On ne prétend pas que tout est parfait, ni que les militantes doivent baisser la garde. Si on l'écrit, c'est pour souligner ce qui a été gagné de dure lutte et qui doit continuer d'être défendu.

Depuis le jugement historique de la Cour suprême en 1988 dans l'affaire Morgentaler, l'accès s'améliore chez nous. Sur le plan juridique, cette décision a été suivie par au moins quatre autres qui ont consacré le droit à l'avortement.

Ce droit n'est pas que théorique, il existe en pratique.

Aujourd'hui, le Québec compte plus de cliniques que n'importe quelle autre province. Le coût n'est pas un obstacle non plus. Depuis 2008, Québec rembourse aussi les avortements en clinique privée - auparavant, ils n'étaient gratuits qu'à l'hôpital et en CLSC.

Deux autres gains ont été obtenus récemment.

En 2015, le ministre de la Santé Gaétan Barrette a interdit les manifestations des groupes pro-vie à moins de 50 m des cliniques, afin d'éviter des cirques comme aux États-Unis, où des militants pro-vie harcèlent et humilient des femmes qui passent une journée déjà pénible.

Puis l'année dernière, le Québec a imité entre autres l'Alberta et le Nouveau-Brunswick en remboursant aussi la pilule abortive (le Mifegymiso). Les femmes ont désormais le choix entre l'avortement par instrument ou par médicament.

Cela fait dire à Anne Marie Messier, directrice générale du Centre de santé des femmes de Montréal, que l'accès à l'avortement n'est pas menacé au Québec. Mariane Labrecque, co-coordonnatrice de la Fédération québécoise pour le planning des naissances, est d'accord. Mais des préoccupations demeurent, ajoute-t-elle.

Certaines sont administratives. Par exemple, en région, les cliniques sont plus rares et moins souvent ouvertes - la même chose est toutefois vraie pour les autres soins. Autres enjeux : la relève chez les omnipraticiens et gynécologues, et le débat sur la formation requise pour qu'un médecin puisse prescrire la pilule abortive.

D'autres menaces sont politiques. Il y a les centres d'aide prétendument neutres, derrière lesquels le lobby pro-vie se cache pour manipuler des femmes vulnérables en prétendant qu'un avortement les rendra infertiles (c'est faux) ou dépressives (la maternité pourrait faire la même chose).

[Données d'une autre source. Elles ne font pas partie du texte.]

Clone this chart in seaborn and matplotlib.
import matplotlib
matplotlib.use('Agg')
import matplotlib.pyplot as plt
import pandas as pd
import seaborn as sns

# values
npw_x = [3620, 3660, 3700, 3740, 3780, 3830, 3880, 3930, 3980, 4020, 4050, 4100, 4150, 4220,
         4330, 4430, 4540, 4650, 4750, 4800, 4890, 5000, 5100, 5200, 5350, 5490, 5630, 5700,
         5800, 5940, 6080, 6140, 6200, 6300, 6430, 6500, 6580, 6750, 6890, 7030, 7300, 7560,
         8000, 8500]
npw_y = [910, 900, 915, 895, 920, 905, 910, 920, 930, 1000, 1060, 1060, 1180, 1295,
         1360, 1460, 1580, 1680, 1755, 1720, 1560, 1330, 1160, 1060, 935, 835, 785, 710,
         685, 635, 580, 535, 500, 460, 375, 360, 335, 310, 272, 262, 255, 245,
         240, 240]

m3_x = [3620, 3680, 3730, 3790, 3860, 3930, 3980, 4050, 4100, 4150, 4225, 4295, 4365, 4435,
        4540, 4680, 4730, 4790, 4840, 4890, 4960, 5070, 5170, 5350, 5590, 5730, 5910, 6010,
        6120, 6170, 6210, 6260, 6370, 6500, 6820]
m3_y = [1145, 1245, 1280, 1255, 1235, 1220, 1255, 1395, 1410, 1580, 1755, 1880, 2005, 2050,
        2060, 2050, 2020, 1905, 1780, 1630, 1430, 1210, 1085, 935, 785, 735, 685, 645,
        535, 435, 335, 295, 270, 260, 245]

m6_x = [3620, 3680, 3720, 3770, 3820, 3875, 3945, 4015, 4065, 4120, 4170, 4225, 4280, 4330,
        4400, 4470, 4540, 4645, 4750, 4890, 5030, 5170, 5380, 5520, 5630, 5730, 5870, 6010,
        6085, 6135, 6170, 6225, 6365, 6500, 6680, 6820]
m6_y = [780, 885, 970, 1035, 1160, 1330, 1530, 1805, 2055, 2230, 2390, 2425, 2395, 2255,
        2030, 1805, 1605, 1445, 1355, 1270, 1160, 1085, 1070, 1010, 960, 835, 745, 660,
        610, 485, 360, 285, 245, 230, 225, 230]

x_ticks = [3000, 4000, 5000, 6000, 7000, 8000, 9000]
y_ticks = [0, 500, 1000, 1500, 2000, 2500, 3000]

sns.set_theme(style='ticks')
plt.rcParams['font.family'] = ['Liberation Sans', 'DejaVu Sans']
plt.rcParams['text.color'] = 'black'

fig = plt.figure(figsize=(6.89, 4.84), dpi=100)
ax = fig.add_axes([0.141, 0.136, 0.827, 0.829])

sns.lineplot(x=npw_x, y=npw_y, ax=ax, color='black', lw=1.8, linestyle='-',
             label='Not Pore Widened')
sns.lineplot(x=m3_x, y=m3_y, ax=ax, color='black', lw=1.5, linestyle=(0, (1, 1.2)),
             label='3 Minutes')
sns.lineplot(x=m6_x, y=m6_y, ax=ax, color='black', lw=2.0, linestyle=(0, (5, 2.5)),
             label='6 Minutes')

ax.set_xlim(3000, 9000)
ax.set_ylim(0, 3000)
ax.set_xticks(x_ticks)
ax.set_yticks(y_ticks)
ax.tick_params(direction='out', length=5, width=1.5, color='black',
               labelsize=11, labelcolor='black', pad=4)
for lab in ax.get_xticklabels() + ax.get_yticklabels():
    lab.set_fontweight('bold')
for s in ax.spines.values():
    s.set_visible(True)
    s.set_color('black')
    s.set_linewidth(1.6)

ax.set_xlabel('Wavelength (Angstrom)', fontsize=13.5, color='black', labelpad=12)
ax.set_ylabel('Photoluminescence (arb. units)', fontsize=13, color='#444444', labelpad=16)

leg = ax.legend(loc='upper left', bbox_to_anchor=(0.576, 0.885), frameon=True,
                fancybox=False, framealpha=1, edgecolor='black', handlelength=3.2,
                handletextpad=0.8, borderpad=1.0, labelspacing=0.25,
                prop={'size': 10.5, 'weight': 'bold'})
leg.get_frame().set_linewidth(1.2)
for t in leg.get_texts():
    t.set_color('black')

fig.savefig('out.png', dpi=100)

Lisez le reportage de Marissa Groguhé



Il y a aussi la contestation devant le tribunal de la limite de 50 m imposée aux manifestants. Et enfin, il y a la minorité de députés fédéraux conservateurs qui n'en finissent plus de vouloir rouvrir le débat sur le corps des femmes - précisons toutefois que leur chef Andrew Scheer a répété à plusieurs occasions qu'il respecterait le droit actuel à l'avortement.

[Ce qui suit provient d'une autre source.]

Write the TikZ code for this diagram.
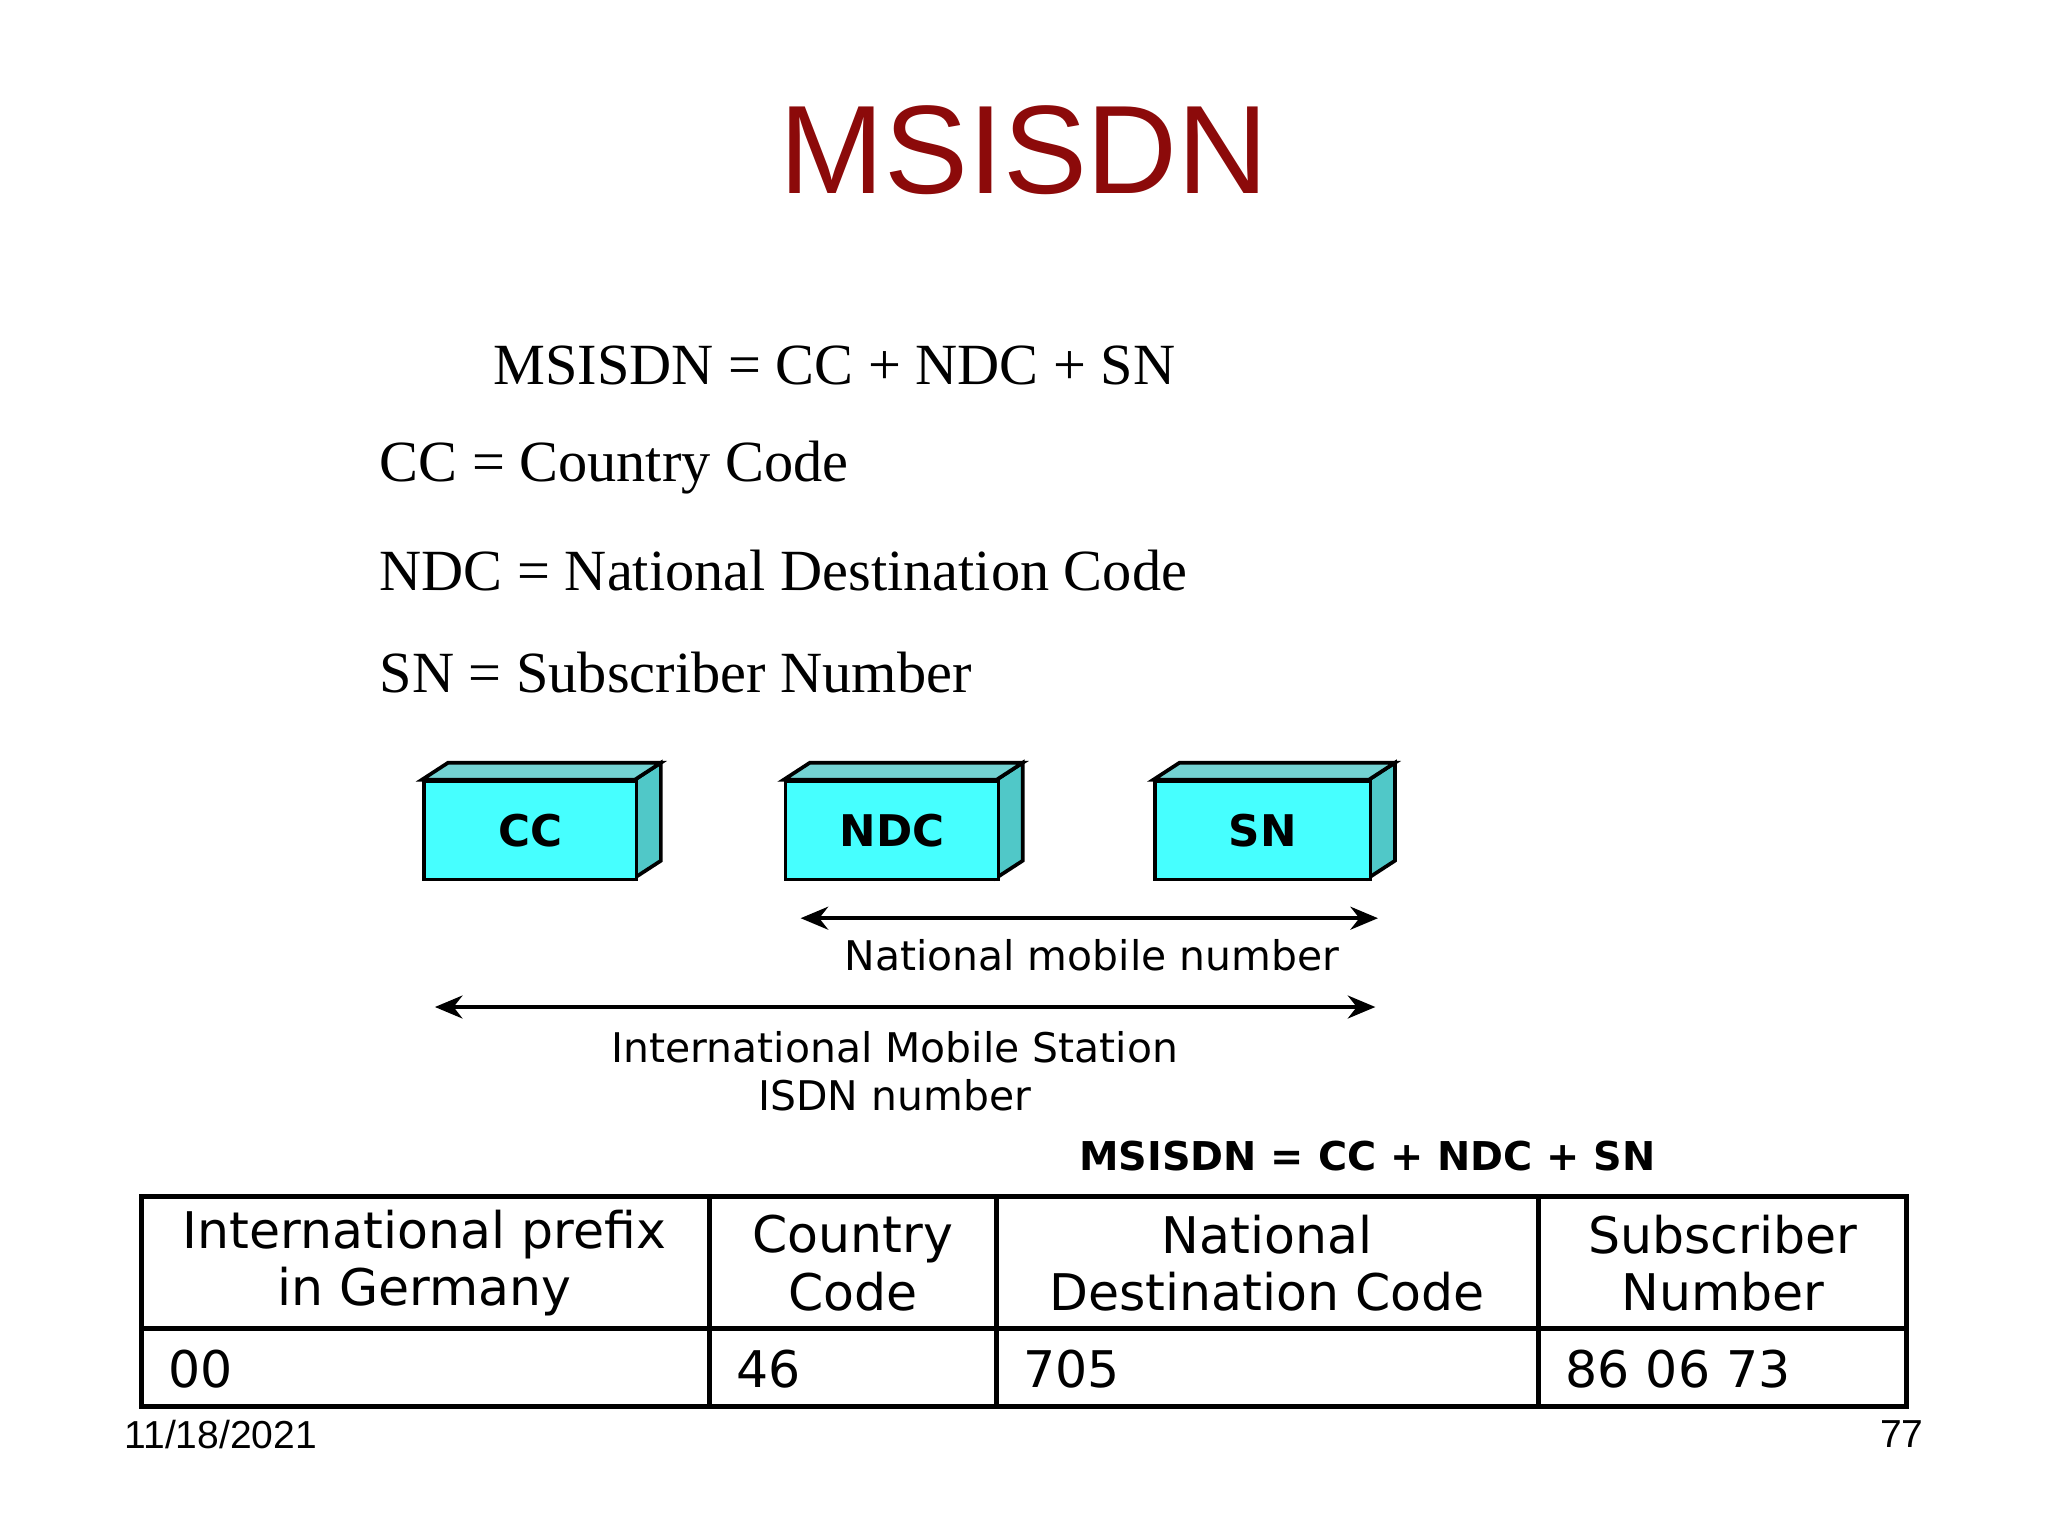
\documentclass[tikz,border=0pt]{standalone}
\usepackage{fontspec}
\setmainfont{Liberation Serif}
\newfontfamily\arialf{Liberation Sans}
\newfontfamily\widef{DejaVu Sans}
\usetikzlibrary{arrows.meta}
\definecolor{titlered}{RGB}{140,10,10}
\definecolor{cyanf}{RGB}{70,255,255}
\definecolor{cyans}{RGB}{80,200,200}
\tikzset{
 eq/.style={anchor=west,font=\fontsize{12.7}{14}\selectfont,inner sep=0},
 lbl/.style={font=\widef\fontsize{8.9}{10.5}\selectfont,align=center,inner sep=0},
 tb/.style={font=\widef\fontsize{11}{12.5}\selectfont,align=center,inner sep=0},
 dim/.style={{Stealth[length=6pt,width=5pt]}-{Stealth[length=6pt,width=5pt]},thick},
 tline/.style={line width=1.1pt}
}
\newcommand{\boxthree}[4]{% x1,y1,x2,name
 \fill[cyans,draw=black,thick] (#3,#2)--(#3+20,#2-13)--(#3+20,672-13)--(#3,672)--cycle;
 \fill[cyans!80!white,draw=black,thick] (#1,#2)--(#1+20,#2-13)--(#3+20,#2-13)--(#3,#2)--cycle;
 \node[draw=black,thick,fill=cyanf,minimum width=(#3-#1)*0.01cm,minimum height=75*0.01cm,anchor=north west,inner sep=0,font=\widef\bfseries\fontsize{9.5}{11}\selectfont] (#4) at (#1,#2) {\MakeUppercase{#4}};}
\begin{document}
\begin{tikzpicture}[x=0.01cm,y=-0.01cm]
\useasboundingbox (0,0) rectangle (1568,1176);
\node[font=\arialf\fontsize{27.4}{32}\selectfont,text=titlered] (title) at (784,115) {MSISDN};
\node[eq] (e1) at (377,280) {MSISDN = CC + NDC + SN};
\node[eq] (e2) at (290,358) {CC = Country Code};
\node[eq] (e3) at (290,437) {NDC = National Destination Code};
\node[eq] (e4) at (290,515) {SN = Subscriber Number};
\boxthree{323}{597}{486}{cc}
\boxthree{600}{597}{763}{ndc}
\boxthree{883}{597}{1048}{sn}
\coordinate (a1) at (613,703); \coordinate (a2) at (1055,703);
\draw[dim] (a1)--(a2);
\node[lbl] (nm) at (836,731) {National mobile number};
\coordinate (b1) at (333,771); \coordinate (b2) at (1053,771);
\draw[dim] (b1)--(b2);
\node[lbl] (im) at (685,820) {International Mobile Station\\ISDN number};
\node[font=\widef\bfseries\fontsize{8.65}{10}\selectfont] (ms) at (1047,885) {MSISDN = CC + NDC + SN};
\draw[tline] (108,916) rectangle (1460,1077);
\draw[tline] (108,1017)--(1460,1017);
\foreach \x in {543,763,1178} \draw[tline] (\x,916)--(\x,1077);
\node[tb] (h1) at (325,967) {International prefix\\in Germany};
\node[tb] (h2) at (653,967) {Country\\Code};
\node[tb] (h3) at (970,967) {National\\Destination Code};
\node[tb] (h4) at (1319,967) {Subscriber\\Number};
\node[tb,anchor=west] (v1) at (128,1048) {00};
\node[tb,anchor=west] (v2) at (563,1048) {46};
\node[tb,anchor=west] (v3) at (783,1048) {705};
\node[tb,anchor=west] (v4) at (1198,1048) {86 06 73};
\node[font=\arialf\fontsize{8.5}{10}\selectfont,inner sep=0] (d) at (169,1098) {11/18/2021};
\node[font=\arialf\fontsize{8.5}{10}\selectfont,inner sep=0] (p) at (1456,1098) {77};
\end{tikzpicture}
\end{document}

Si la liberté des femmes indiffère ces militants pro-vie, ils devraient à tout le moins s'intéresser aux chiffres. Contrairement aux campagnes de peur, l'accès à l'avortement n'en a pas fait exploser le nombre. Depuis l'an 2000, le taux d'avortement est à la baisse chez les 15-34 ans, et légèrement à la hausse chez les 35-44 ans.

Consultez les taux d'avortement par tranches d'âge



Ce qui a changé, c'est la méthode. Les femmes ne s'avortent plus elles-mêmes avec un cintre, un cocktail maison toxique ou en déboulant les marches sur le ventre. Quelqu'un peut-il vraiment le regretter ?

Celles qui se sont battues pour disposer librement de leur corps peuvent se féliciter : plus le temps passe au Québec, plus les acquis de leurs luttes se concrétisent.